SET EXERCISE: For this exercise, return only the lines from the line containing "Output the Python" through the line containing "from matplotlib.lines import Line2D", both ends included, exactly as they are.

INFORMATION SHOWN:
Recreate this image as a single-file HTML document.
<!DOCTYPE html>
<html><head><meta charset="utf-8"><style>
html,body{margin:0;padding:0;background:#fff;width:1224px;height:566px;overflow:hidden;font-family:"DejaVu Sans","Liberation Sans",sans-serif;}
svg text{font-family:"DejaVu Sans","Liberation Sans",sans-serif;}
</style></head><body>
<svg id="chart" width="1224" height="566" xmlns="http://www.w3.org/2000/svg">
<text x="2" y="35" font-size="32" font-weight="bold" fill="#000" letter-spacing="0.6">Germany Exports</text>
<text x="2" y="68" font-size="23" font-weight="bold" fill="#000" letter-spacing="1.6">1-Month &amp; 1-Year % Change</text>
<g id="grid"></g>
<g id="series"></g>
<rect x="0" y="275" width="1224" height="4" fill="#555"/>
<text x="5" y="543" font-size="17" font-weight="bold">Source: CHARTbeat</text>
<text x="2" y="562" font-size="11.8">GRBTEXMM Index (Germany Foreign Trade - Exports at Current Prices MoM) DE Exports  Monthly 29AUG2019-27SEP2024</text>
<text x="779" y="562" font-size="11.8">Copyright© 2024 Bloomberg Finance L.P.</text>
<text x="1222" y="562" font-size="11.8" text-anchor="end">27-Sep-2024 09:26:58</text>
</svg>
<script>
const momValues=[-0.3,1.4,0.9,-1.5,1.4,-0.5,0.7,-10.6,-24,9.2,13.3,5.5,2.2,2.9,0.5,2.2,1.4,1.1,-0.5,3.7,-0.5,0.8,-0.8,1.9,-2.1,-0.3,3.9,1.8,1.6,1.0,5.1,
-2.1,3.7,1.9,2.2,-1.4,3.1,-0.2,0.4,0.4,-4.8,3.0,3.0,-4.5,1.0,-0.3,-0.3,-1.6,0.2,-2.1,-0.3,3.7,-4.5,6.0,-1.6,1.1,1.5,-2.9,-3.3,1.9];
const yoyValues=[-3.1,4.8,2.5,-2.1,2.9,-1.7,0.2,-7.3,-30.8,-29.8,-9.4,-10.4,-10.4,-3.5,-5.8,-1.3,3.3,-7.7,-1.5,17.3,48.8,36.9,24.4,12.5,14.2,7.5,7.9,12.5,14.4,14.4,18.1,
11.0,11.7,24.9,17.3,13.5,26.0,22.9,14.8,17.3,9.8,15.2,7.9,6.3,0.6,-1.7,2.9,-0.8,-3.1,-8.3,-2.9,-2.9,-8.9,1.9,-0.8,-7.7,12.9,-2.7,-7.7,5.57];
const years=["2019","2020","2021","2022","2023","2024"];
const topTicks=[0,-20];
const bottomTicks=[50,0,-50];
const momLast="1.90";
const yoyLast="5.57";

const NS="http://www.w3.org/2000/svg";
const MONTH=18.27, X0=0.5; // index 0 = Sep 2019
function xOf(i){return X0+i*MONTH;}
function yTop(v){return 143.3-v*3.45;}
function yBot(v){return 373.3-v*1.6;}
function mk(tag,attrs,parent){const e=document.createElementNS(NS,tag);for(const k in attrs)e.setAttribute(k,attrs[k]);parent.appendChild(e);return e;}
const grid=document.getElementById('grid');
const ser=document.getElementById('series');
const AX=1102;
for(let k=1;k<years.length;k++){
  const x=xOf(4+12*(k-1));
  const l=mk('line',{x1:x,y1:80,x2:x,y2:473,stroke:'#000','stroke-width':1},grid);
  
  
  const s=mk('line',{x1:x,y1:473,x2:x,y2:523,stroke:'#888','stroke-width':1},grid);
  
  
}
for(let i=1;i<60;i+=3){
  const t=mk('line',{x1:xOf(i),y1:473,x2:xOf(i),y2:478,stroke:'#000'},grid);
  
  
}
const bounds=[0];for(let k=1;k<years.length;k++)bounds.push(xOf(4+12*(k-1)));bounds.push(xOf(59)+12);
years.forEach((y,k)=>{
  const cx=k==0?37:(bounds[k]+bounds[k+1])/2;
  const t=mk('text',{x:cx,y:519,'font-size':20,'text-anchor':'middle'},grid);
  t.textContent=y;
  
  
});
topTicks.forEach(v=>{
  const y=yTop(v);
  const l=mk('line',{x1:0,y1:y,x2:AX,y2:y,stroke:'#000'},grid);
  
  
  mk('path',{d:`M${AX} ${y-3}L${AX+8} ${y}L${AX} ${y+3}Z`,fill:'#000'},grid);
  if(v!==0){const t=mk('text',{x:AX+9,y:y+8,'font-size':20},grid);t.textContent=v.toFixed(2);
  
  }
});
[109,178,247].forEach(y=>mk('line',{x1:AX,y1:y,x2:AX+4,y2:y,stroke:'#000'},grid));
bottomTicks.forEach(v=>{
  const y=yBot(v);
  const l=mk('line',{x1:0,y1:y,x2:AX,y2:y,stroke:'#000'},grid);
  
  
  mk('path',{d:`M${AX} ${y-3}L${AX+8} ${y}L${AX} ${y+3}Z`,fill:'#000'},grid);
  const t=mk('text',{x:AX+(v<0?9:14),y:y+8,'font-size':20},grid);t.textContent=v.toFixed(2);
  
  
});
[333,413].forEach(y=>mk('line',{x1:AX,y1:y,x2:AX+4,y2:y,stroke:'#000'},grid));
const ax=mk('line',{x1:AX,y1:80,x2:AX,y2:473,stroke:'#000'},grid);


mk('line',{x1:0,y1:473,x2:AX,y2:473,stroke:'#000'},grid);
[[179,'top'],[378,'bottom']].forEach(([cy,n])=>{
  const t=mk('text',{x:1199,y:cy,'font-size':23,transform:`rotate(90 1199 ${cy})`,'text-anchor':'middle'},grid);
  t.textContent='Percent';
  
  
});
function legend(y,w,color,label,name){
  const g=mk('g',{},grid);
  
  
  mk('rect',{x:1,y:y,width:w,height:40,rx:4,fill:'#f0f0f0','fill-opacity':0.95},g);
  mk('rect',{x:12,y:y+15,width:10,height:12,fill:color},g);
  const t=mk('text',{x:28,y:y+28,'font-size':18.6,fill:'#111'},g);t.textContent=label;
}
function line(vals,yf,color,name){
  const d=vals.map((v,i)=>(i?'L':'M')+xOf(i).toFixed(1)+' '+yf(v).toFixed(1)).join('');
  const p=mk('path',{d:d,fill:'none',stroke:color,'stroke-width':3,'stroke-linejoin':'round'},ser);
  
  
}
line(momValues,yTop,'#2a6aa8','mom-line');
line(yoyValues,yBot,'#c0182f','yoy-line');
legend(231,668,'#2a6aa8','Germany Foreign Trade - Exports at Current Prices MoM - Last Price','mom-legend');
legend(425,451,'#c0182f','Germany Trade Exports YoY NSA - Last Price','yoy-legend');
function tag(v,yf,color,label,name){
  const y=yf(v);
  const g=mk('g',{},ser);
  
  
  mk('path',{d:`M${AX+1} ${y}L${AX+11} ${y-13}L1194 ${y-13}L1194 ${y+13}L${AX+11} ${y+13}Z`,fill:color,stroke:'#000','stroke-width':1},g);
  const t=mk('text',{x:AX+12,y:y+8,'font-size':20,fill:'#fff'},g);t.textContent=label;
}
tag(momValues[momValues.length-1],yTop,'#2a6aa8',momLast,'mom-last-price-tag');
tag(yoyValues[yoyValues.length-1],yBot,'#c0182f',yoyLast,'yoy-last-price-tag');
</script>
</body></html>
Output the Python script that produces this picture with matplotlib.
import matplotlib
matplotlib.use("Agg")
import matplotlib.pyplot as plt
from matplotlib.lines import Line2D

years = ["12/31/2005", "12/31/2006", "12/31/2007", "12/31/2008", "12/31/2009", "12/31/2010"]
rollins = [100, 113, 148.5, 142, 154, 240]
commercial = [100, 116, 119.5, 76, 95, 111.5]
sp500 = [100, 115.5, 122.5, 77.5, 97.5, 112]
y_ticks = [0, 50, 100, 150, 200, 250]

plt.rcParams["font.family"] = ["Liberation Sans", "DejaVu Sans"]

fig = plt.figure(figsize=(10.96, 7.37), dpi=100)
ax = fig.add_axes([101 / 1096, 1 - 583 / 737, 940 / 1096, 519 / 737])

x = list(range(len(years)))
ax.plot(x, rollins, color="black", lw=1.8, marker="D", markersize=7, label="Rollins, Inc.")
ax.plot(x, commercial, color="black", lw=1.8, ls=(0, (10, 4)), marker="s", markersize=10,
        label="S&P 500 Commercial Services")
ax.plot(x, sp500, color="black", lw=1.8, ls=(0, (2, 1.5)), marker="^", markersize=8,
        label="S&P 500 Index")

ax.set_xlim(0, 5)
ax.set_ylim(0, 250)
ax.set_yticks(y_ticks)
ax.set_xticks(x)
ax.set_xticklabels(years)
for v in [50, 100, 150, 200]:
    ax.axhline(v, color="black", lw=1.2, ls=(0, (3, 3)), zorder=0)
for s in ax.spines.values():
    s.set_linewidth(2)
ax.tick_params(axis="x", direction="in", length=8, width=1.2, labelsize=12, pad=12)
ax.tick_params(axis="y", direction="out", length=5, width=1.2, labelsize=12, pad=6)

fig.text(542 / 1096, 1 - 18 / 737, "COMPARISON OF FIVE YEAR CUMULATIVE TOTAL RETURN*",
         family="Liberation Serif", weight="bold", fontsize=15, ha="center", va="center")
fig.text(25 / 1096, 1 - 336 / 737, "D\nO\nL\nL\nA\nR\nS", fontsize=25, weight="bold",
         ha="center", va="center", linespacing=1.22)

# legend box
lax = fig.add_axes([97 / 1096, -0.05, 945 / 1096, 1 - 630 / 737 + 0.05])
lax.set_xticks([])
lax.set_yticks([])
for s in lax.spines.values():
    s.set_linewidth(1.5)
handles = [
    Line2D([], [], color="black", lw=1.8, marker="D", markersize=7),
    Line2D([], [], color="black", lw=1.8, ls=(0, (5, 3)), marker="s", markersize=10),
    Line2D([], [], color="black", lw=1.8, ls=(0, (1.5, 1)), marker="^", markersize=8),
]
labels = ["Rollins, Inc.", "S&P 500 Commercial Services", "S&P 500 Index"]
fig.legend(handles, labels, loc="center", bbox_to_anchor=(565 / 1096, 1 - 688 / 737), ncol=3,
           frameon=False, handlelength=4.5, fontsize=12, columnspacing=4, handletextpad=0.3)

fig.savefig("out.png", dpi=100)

ANSWER TO THE TASK:
Output the Python script that produces this picture with matplotlib.
import matplotlib
matplotlib.use("Agg")
import matplotlib.pyplot as plt
from matplotlib.lines import Line2D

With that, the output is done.